Only the lines from the start of the data through the line with "ax.spines[side].set_linewidth(1.8)" belong in the copy. Restate them word for word, minus the pictures.

▶ _Input rows_:

————————

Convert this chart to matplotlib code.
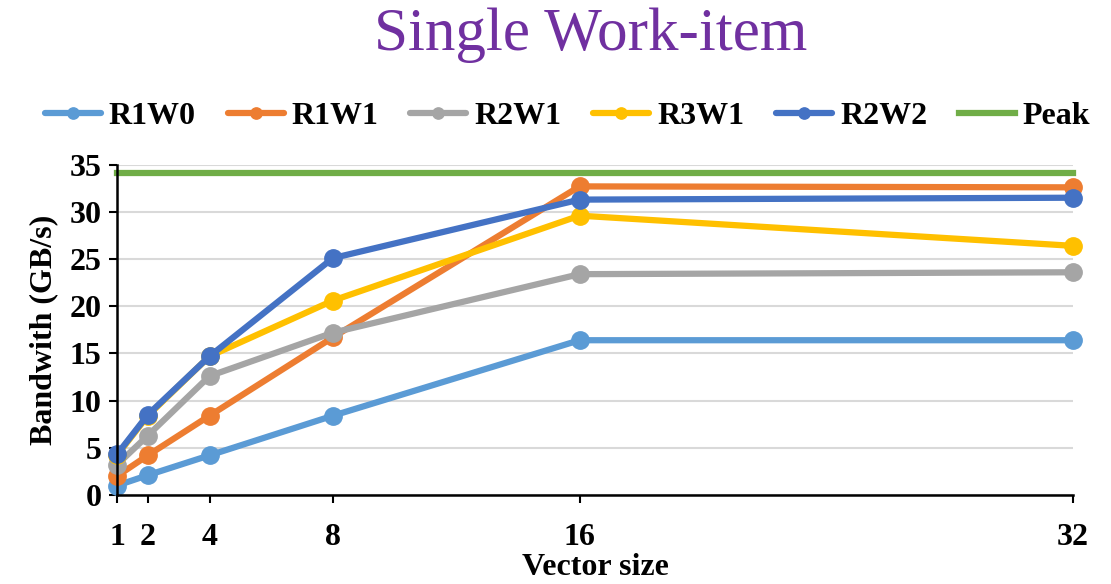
import matplotlib.pyplot as plt

# Bandwidth measurements per vector size
vector_sizes = [1, 2, 4, 8, 16, 32]
r1w0 = [1.0, 2.1, 4.2, 8.4, 16.4, 16.4]
r1w1 = [2.0, 4.2, 8.4, 16.7, 32.7, 32.6]
r2w1 = [3.2, 6.3, 12.6, 17.2, 23.4, 23.6]
r3w1 = [4.2, 8.4, 14.7, 20.6, 29.6, 26.4]
r2w2 = [4.3, 8.5, 14.7, 25.1, 31.3, 31.5]
peak = [34.1, 34.1]

series = [
    ('R1W0', r1w0, '#5B9BD5'),
    ('R1W1', r1w1, '#ED7D31'),
    ('R2W1', r2w1, '#A5A5A5'),
    ('R3W1', r3w1, '#FFC000'),
    ('R2W2', r2w2, '#4472C4'),
]

plt.rcParams['font.family'] = ['Liberation Serif', 'DejaVu Serif']

fig = plt.figure(figsize=(11.11, 5.84), dpi=100)
ax = fig.add_axes([0.1053, 0.1524, 0.8605, 0.5656])

for name, vals, color in series:
    ax.plot(vector_sizes, vals, marker='o', color=color, linewidth=4.5,
            markersize=12.5, label=name, clip_on=False, solid_capstyle='round')
ax.plot([vector_sizes[0], vector_sizes[-1]], peak, color='#70AD47',
        linewidth=4.5, label='Peak', clip_on=False)

ax.set_xlim(1, 32)
ax.set_ylim(0, 35)
ax.set_xticks(vector_sizes)
ax.set_yticks(range(0, 36, 5))
ax.tick_params(axis='both', labelsize=23, length=6, width=1.5, direction='out')
ax.tick_params(axis='x', pad=14)
ax.tick_params(axis='y', pad=5)
for lbl in ax.get_xticklabels() + ax.get_yticklabels():
    lbl.set_fontweight('bold')

ax.grid(axis='y', color='#D9D9D9', linewidth=1.5)
ax.set_axisbelow(True)
for side in ['top', 'right']:
    ax.spines[side].set_visible(False)
for side in ['left', 'bottom']:
    ax.spines[side].set_linewidth(1.8)

ax.set_xlabel('Vector size', fontsize=23, fontweight='bold', labelpad=1)
ax.set_ylabel('Bandwith (GB/s)', fontsize=23, fontweight='bold', labelpad=8)

fig.text(0.532, 0.94, 'Single Work-item', ha='center', va='center',
         fontsize=44, color='#7030A0')

fig.legend(loc='center', bbox_to_anchor=(0.511, 0.80), ncol=6, frameon=False,
           prop={'size': 23, 'weight': 'bold'}, handlelength=1.75,
           handletextpad=0.25, columnspacing=1.0, markerscale=0.65)

fig.savefig('out.png', dpi=100)
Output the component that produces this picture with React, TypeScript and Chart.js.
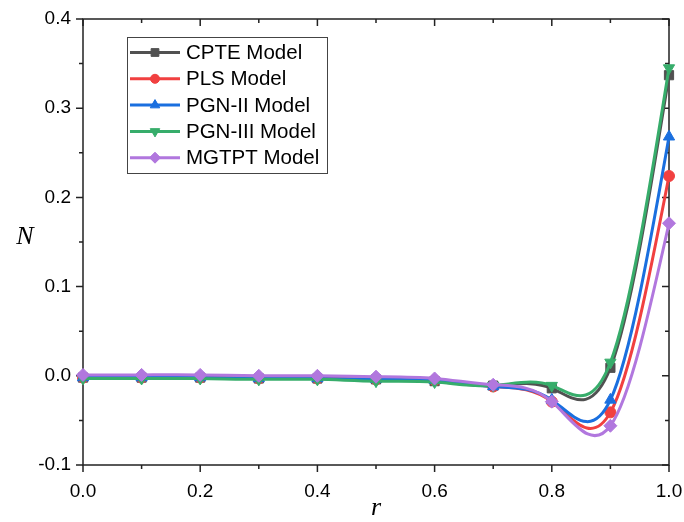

————————

▶ _Exercise solution_:
Convert this chart to matplotlib code.
import matplotlib.pyplot as plt

# Bandwidth measurements per vector size
vector_sizes = [1, 2, 4, 8, 16, 32]
r1w0 = [1.0, 2.1, 4.2, 8.4, 16.4, 16.4]
r1w1 = [2.0, 4.2, 8.4, 16.7, 32.7, 32.6]
r2w1 = [3.2, 6.3, 12.6, 17.2, 23.4, 23.6]
r3w1 = [4.2, 8.4, 14.7, 20.6, 29.6, 26.4]
r2w2 = [4.3, 8.5, 14.7, 25.1, 31.3, 31.5]
peak = [34.1, 34.1]

series = [
    ('R1W0', r1w0, '#5B9BD5'),
    ('R1W1', r1w1, '#ED7D31'),
    ('R2W1', r2w1, '#A5A5A5'),
    ('R3W1', r3w1, '#FFC000'),
    ('R2W2', r2w2, '#4472C4'),
]

plt.rcParams['font.family'] = ['Liberation Serif', 'DejaVu Serif']

fig = plt.figure(figsize=(11.11, 5.84), dpi=100)
ax = fig.add_axes([0.1053, 0.1524, 0.8605, 0.5656])

for name, vals, color in series:
    ax.plot(vector_sizes, vals, marker='o', color=color, linewidth=4.5,
            markersize=12.5, label=name, clip_on=False, solid_capstyle='round')
ax.plot([vector_sizes[0], vector_sizes[-1]], peak, color='#70AD47',
        linewidth=4.5, label='Peak', clip_on=False)

ax.set_xlim(1, 32)
ax.set_ylim(0, 35)
ax.set_xticks(vector_sizes)
ax.set_yticks(range(0, 36, 5))
ax.tick_params(axis='both', labelsize=23, length=6, width=1.5, direction='out')
ax.tick_params(axis='x', pad=14)
ax.tick_params(axis='y', pad=5)
for lbl in ax.get_xticklabels() + ax.get_yticklabels():
    lbl.set_fontweight('bold')

ax.grid(axis='y', color='#D9D9D9', linewidth=1.5)
ax.set_axisbelow(True)
for side in ['top', 'right']:
    ax.spines[side].set_visible(False)
for side in ['left', 'bottom']:
    ax.spines[side].set_linewidth(1.8)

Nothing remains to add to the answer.